▶ **MATERIAL**
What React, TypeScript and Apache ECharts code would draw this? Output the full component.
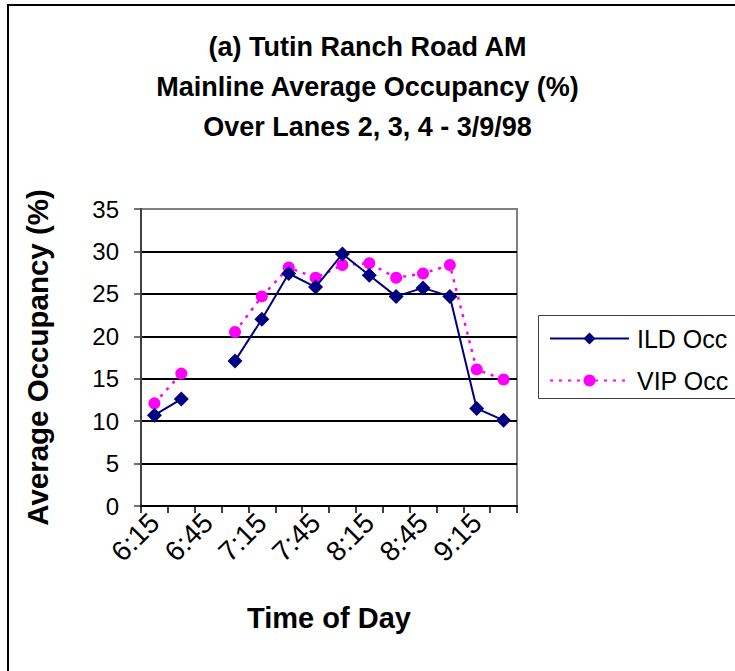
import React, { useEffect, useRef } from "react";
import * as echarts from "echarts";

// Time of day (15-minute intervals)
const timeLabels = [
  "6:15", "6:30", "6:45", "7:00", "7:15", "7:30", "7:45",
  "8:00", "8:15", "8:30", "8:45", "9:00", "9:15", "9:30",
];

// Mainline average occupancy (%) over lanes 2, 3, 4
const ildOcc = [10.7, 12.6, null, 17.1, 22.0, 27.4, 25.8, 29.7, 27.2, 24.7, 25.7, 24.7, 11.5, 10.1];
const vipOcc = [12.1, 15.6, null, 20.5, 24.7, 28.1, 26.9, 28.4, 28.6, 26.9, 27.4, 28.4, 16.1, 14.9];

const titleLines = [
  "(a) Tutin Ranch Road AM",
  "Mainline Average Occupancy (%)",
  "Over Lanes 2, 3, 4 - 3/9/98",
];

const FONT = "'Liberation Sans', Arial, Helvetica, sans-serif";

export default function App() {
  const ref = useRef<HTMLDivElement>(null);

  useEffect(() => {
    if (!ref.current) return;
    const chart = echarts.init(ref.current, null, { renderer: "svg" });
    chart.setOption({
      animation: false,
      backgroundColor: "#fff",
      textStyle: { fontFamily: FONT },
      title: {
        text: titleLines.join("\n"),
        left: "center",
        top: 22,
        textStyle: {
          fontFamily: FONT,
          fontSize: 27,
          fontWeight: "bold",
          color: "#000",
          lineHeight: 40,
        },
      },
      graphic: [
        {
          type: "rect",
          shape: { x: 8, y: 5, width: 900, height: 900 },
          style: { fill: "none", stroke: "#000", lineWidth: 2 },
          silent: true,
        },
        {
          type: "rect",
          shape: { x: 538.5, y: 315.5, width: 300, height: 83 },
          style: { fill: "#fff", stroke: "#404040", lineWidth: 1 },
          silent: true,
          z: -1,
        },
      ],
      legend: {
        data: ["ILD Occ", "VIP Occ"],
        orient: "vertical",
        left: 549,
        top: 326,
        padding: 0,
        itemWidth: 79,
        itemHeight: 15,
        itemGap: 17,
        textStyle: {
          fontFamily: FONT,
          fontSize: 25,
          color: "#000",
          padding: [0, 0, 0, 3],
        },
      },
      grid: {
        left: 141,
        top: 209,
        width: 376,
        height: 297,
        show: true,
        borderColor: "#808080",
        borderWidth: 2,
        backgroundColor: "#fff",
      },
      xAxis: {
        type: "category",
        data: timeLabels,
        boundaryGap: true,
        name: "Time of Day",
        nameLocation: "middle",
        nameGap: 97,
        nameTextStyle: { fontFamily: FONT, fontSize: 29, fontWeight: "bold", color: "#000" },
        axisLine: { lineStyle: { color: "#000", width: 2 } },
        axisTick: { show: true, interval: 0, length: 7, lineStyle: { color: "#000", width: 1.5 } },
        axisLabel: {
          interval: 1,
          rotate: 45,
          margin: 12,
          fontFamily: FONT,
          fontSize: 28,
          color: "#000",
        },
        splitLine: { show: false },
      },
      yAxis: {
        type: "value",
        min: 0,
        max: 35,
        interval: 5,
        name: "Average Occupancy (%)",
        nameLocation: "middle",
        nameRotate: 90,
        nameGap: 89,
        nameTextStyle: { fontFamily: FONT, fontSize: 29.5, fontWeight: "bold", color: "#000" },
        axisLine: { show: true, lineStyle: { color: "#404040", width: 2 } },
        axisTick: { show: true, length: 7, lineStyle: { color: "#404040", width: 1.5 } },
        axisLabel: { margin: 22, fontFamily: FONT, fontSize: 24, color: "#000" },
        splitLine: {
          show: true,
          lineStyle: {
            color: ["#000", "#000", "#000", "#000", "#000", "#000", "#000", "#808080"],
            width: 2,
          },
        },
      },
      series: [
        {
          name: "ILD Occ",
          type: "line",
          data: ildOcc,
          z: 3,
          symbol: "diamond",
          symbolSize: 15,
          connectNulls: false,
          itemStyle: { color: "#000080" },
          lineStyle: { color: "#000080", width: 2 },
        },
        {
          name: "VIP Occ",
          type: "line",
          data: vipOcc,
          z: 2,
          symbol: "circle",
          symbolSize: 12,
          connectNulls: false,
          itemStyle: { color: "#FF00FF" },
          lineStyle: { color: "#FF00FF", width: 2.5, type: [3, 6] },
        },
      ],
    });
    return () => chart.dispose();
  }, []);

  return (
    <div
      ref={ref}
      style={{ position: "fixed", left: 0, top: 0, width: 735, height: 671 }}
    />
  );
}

▶ **PROBLEM DESCRIPTION**
Reproduce only the lines from the beginning of the data through the line that contains "const ref = useRef<HTMLDivElement>(null);", both included, and please drop the pictures.

▶ **PROBLEM SOLUTION**
What React, TypeScript and Apache ECharts code would draw this? Output the full component.
import React, { useEffect, useRef } from "react";
import * as echarts from "echarts";

// Time of day (15-minute intervals)
const timeLabels = [
  "6:15", "6:30", "6:45", "7:00", "7:15", "7:30", "7:45",
  "8:00", "8:15", "8:30", "8:45", "9:00", "9:15", "9:30",
];

// Mainline average occupancy (%) over lanes 2, 3, 4
const ildOcc = [10.7, 12.6, null, 17.1, 22.0, 27.4, 25.8, 29.7, 27.2, 24.7, 25.7, 24.7, 11.5, 10.1];
const vipOcc = [12.1, 15.6, null, 20.5, 24.7, 28.1, 26.9, 28.4, 28.6, 26.9, 27.4, 28.4, 16.1, 14.9];

const titleLines = [
  "(a) Tutin Ranch Road AM",
  "Mainline Average Occupancy (%)",
  "Over Lanes 2, 3, 4 - 3/9/98",
];

const FONT = "'Liberation Sans', Arial, Helvetica, sans-serif";

export default function App() {
  const ref = useRef<HTMLDivElement>(null);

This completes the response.